Google, Meta or Netflix and other big tech companies saw a wave of executives and engineers leaving their jobs, joining crypto startups.
When Sandy Carter left her job as a vice president of Amazon’s cloud computing unit this month, she announced in a LinkedIn post that she was joining a crypto technology company. She included a link for open positions at the start-up.
Within two days, she said, more than 350 people — many from the biggest internet companies — had clicked the link to apply for jobs at the firm, Unstoppable Domains. The start-up sells website addresses that sit on the blockchain, the distributed ledger system that underpins cryptocurrencies.
When Surojit Chatterjee, ex vice president at Google, left the company to join Coinbase as chief product manager, just a few months before the company went public, Mr. Chatterjee’s stake in the company soared to more than $600 million in value.
This huge amount of wealth, created interest in joining crypto companies among engineers, it has created FOMO or fear of missing out, especially those whose friends bought Bitcoin several years ago and now are hugely wealthy.
Former Google executive Sridhar Ramaswamy compared where crypto is at now to the 1990s and the “birth of the internet”:
“There is a giant sucking sound coming from crypto,” said Sridhar Ramaswamy, chief executive of search engine start-up Neeva and a former Google executive, who competes with crypto companies for talent. “It feels a bit like the 1990s and the birth of the internet all over again. It’s that early, that chaotic and that much full of opportunity.”
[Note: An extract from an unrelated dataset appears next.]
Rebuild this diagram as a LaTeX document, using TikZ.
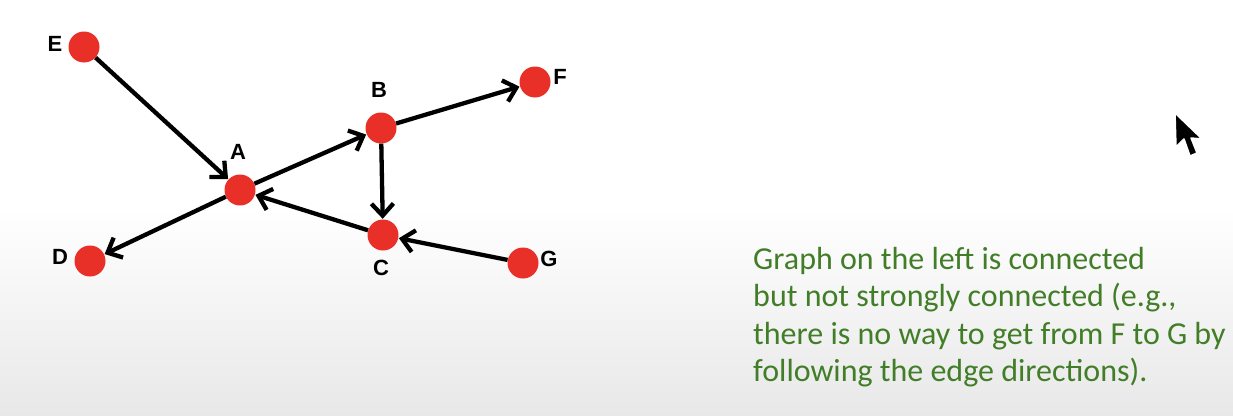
\documentclass[tikz,border=0pt]{standalone}
\usepackage{fontspec}
\setmainfont{Carlito}
\newfontfamily\labelfont{Liberation Sans}
\usetikzlibrary{arrows.meta}
\definecolor{noderd}{RGB}{232,48,40}
\definecolor{txtgreen}{RGB}{66,126,40}
\tikzset{
  vert/.style={circle,fill=noderd,minimum size=31pt,inner sep=0pt},
  vlabel/.style={font=\labelfont\bfseries\fontsize{22}{22}\selectfont,text=black,inner sep=0pt},
  edge/.style={line width=4.3pt,-{Straight Barb[length=12pt,width=22pt]},shorten >=0.5pt},
}
\begin{document}
\begin{tikzpicture}[x=1pt,y=-1pt]
\shade[top color=white,bottom color=black!9,middle color=white] (0,0) rectangle (1233,415);
\useasboundingbox (0,0) rectangle (1233,415);
% vertices
\node[vert] (E) at (84,47) {};
\node[vert] (A) at (240,190) {};
\node[vert] (B) at (381,128) {};
\node[vert] (F) at (535,82) {};
\node[vert] (C) at (383,235) {};
\node[vert] (D) at (90,261) {};
\node[vert] (G) at (523,263) {};
% labels
\node[vlabel] (lE) at (55,44) {E};
\node[vlabel] (lA) at (238,152) {A};
\node[vlabel] (lB) at (379,90) {B};
\node[vlabel] (lF) at (560,77) {F};
\node[vlabel] (lC) at (381,268) {C};
\node[vlabel] (lD) at (60,257) {D};
\node[vlabel] (lG) at (549,259) {G};
% edges
\draw[edge] (E) -- (A);
\draw[edge] (A) -- (B);
\draw[edge] (B) -- (F);
\draw[edge] (B) -- (C);
\draw[edge] (C) -- (A);
\draw[edge] (G) -- (C);
\draw[edge] (A) -- (D);
% text
\node[anchor=north west,align=left,text=txtgreen,inner sep=0pt,
  font=\fontsize{32}{37.5}\selectfont] (note) at (753,247)
  {Graph on the left is connected\\
   but not strongly connected (e.g.,\\
   there is no way to get from F to G by\\
   following the edge directions).};
% cursor
\filldraw[fill=black,draw=white,line width=1.5pt,line join=round]
  (1175,113) coordinate (tip) -- (1176,147) -- (1184,139) -- (1190,156) -- (1197,153) -- (1191,138) -- (1202,139) -- cycle;
\end{tikzpicture}
\end{document}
Mark Cuban, the billionaire investor and owner of the Dallas Mavericks that has begun dabbling in bitcoin and crypto, has said:
“It’s like the early days of the internet – brand new, no one really knows what it’s going to be. [There’s] a lot of projections,” he said. ”[W]hen we were starting AudioNet, that turned into Broadcast.com, I can’t tell you how many times everybody said, ‘Internet broadcasting? There’s no chance. I don’t need this internet craziness to do this.’ A lot of people thought we were crazy.”
Part of this mania is also due to getting rich quick by trading an asset class that often seems based on internet jokes.